Which is why I don’t get it when some of my friends, and lately some of the blogs I have discovered, mention it. I have achieved an higher level of understanding of all she did after I became a mother myself. After I entered the throes of motherhood, I find myself asking the question “What would she do?” several times. I thought most women, who have had a normal childhood, did the same. Look back and try to find answers from their childhood.

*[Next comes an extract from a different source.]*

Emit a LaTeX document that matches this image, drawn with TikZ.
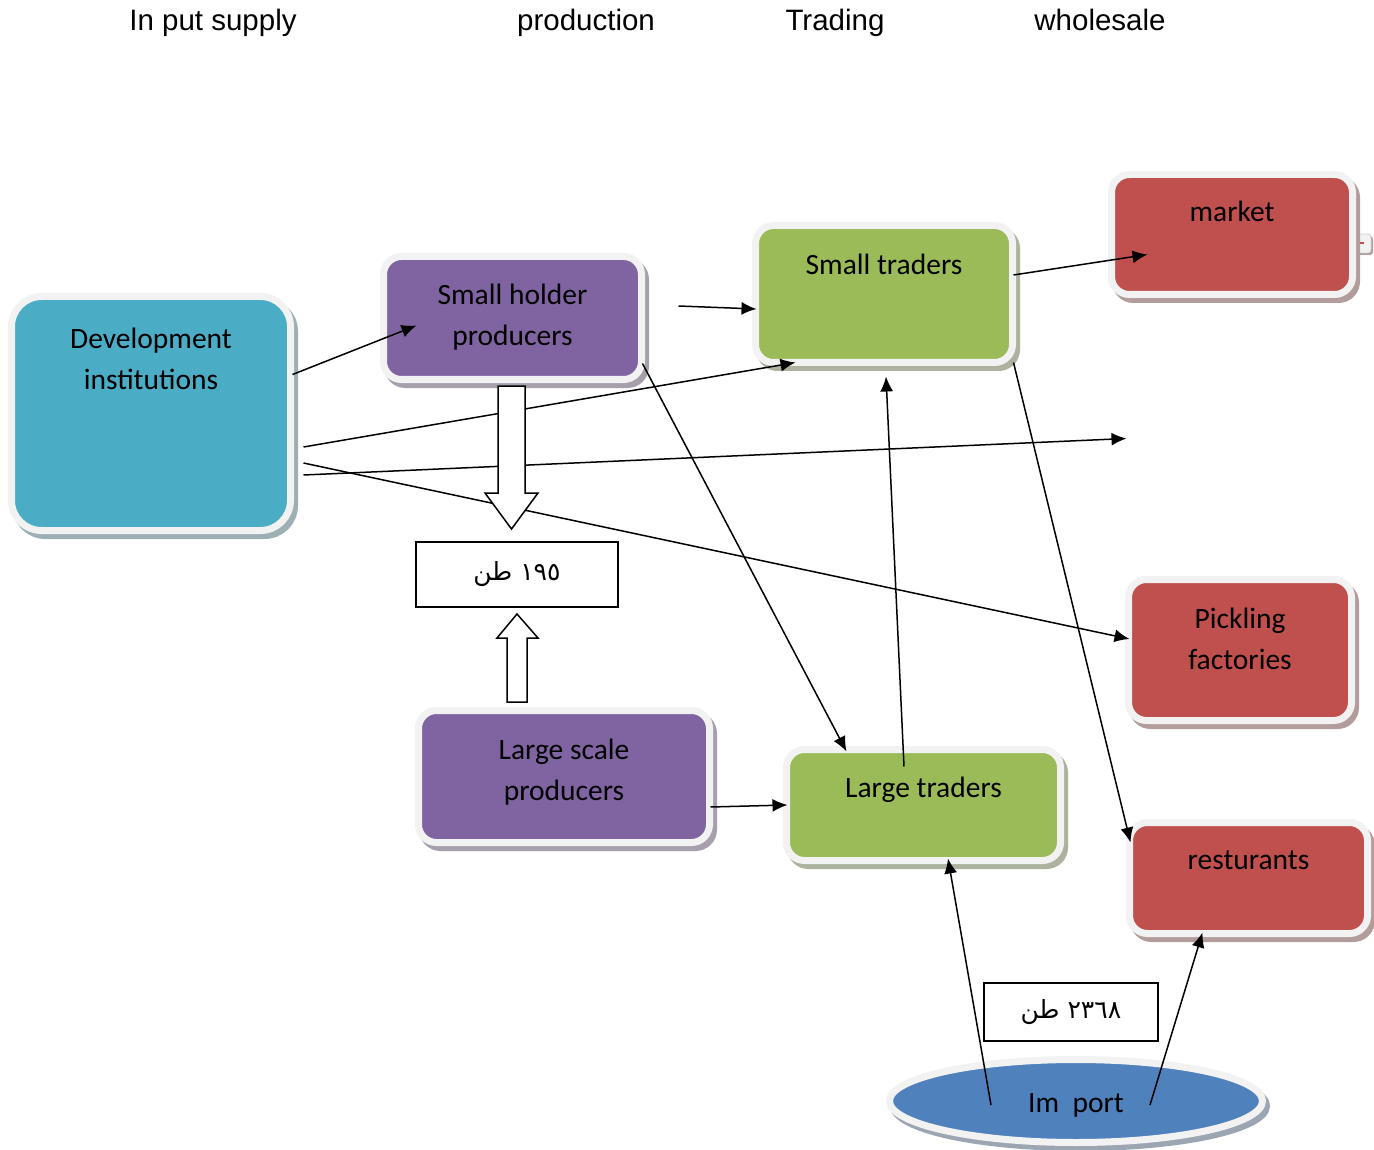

I do not understand this phenomenon where you start judging your parents,especially after becoming a mother yourself. It is bad enough that,as a young mother, you are judged by every tom, dick and harry who has ever been around kids. You are judged by strangers whose only contact with your life would be the moment your kid decided to yell in the middle of the store or heaven forbid, use his outdoor voice that one out of ten times in the library. It is not enough that she is judged by fellow mothers for whom the only way to feel they are doing a good job themselves is criticise someone else or that it is her parenting which is judged for anything that would go wrong in the now fully grown up kids’ life. Now, the kids have to judge her, too. For the choice she ,the dad and in many cases in India, the extended family made together. Yes, tell your mom and anybody who is willing to listen, how you felt ‘cheated off of your mother’s attention growing up’ in a childhood that 50% of the world’s children would find nothing less than privileged.

For people like you,I have just one thing to say. GROW UP! You seem none the worse for it, you turned out to be the fine young women you are and seem to be. SNAP OUT OF IT . OK, that’s more than one thing. So sue me. I would expect nothing less from someone who has already been the judge and jury for their mother’s parenting.